Black seniors are disproportionately denied HECM loans, research shows

Urban Institute research found that home equity could help Black senior homeowners, but they are disproportionately denied access

While the Home Equity Conversion Mortgage (HECM) product allows seniors to tap into their home equity, Black seniors are disproportionately denied HECM loans when compared to white borrowers in all age groups, according to a research brief published on Thursday by the Urban Institute. In addition, the denial gap is evident across all loan amounts in neighborhood income spectrum.
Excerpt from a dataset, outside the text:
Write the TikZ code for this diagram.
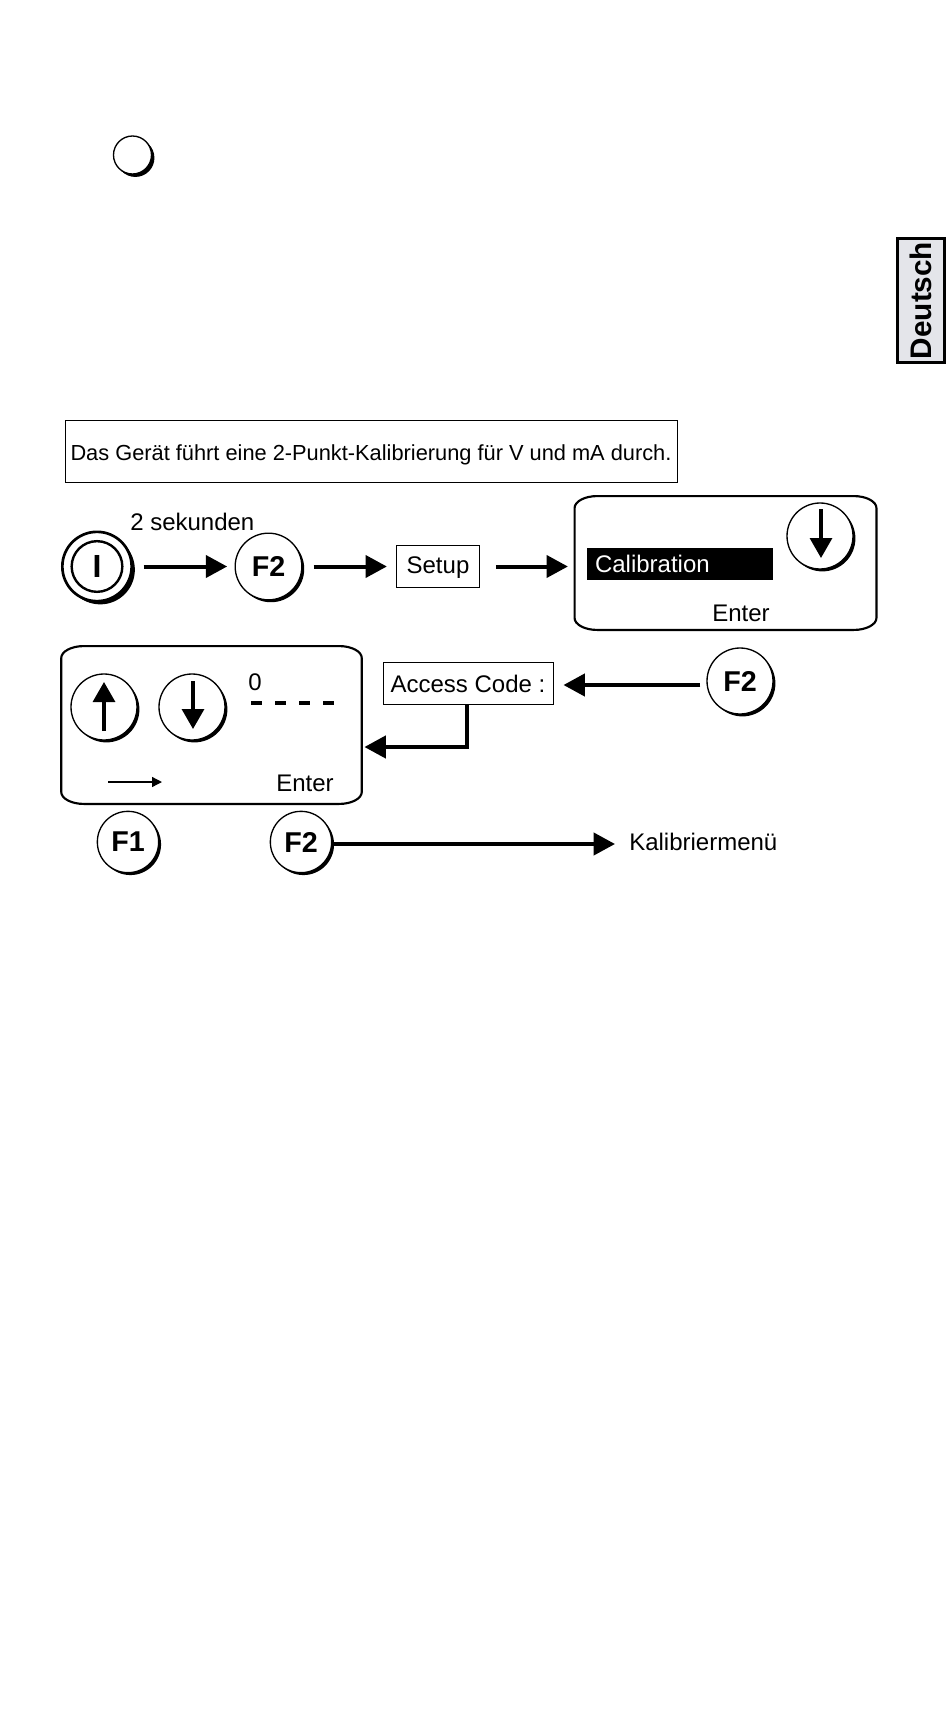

Still, home equity is the main source of wealth for Black senior homeowners in late life, and it’s important to reduce barriers to access, according to the brief. To learn more about the research brief, RMD spoke with co-author Michael Neal and research assistant Amalie Zinn.

Barriers to entry

Home equity utility can meet a number of needs that seniors have in retirement, but the origination data trends indicate that Black homeowners have a harder time being approved for reverse mortgages, Neal said.

Michael Neal, researcher at the Urban Institute's Housing Finance Policy Center. Reverse mortgages have been a subject area he has studied.
Michael Neal

“Black homeowners, in particular, are frankly more likely to be denied a reverse mortgage,” Neal said. “I think that feeds into the history of racial inequities that we’ve seen in other areas, but also, it’s up against some of the lack of retirement and preparation for living as a senior that can make life much more difficult.”

The challenges that Black and Hispanic borrowers face with refinancing — another method of tapping home equity — have been documented before, and make it difficult to access the benefits of home equity, Neal said.

“This is another area where you’ve told people that this is the American dream, that this is what you should strive for, these are the benefits that you should seek to accumulate,” he said. “But right at a time when it could be best potentially used, access to it is disproportionately curtailed.”

Barriers for Black HECM borrowers further increase when looking at liquid assets. According to data cited in the brief, Black senior homeowners have fewer liquid financial assets to deploy to buffer the upfront costs of getting a HECM loan. According to data cited in the report, the median liquid net worth for Black homeowners ages 62 and older is only $3,500 — but the median is $104,000 for white homeowners ages 62 and older.

In addition, the median home equity value for Black senior homeowners was $89,823 in 2019, while the median home equity value for white senior homeowners was $170,000.

How to combat the issue

There are several recommendations for lawmakers included in the brief to help combat the disproportionality. One recommendation is to look at the impact of the financial assessment requirement implemented into the HECM program in 2015.

“Although HUD’s new financial assessment requirement is meant to protect homeowners, it disproportionately affects Black borrowers, as they tend to have low incomes and low credit scores attributable to structural barriers and historic discrimination,” the brief states. “With less home equity to start with, the financial assessment further decreases the amount of home equity Black senior homeowners can borrow, making them less likely to tap home equity and less likely to get approved for a HECM loan.”

However, the reverse mortgage industry could also play a role, Neal said.

“When we think about the industry overall, I think that is where there’s an opportunity to partner with the federal government, and with other stakeholders in the ecosystem,” Neal said. “I’m thinking about things like systems change. What is the racial and ethnic background of the loan officers who are working through these types of loans? And how can perhaps diversifying the occupation or profession be beneficial?”

Reverse mortgage industry actions

Lenders and other industry organizations can also take action on the appraisal front, Neal said.

“Federal policy hopefully has a lot that it can do, but also in terms of the lender, [they can impact these issues by] really paying close attention to the properties to ensure that they are of appropriate value. That can be beneficial as well,” he said.

Paying attention to larger institutional issues may also help to address inequities, Neal said.

“We talked about the history of structural racism that gives rise to appraisal bias and gives rise to the lack of non-housing wealth,” he said. “I think that there is something to be said around [asking] what are the things that industry can do in terms of ensuring that over the lifecycle, that those particular pain points are muted?”

The industry can also find a business case within these trends, Neal said.

“Certainly there’s something to be said for righting past wrongs, and that’s critical,” he said. “But there’s also a business case. And that, in my mind, starts with the sizable population of baby boomers who are coming exactly into this group. The industry can play a critical role in identifying the opportunities to sustainably serve those borrowers so that they are comfortable in their senior years.”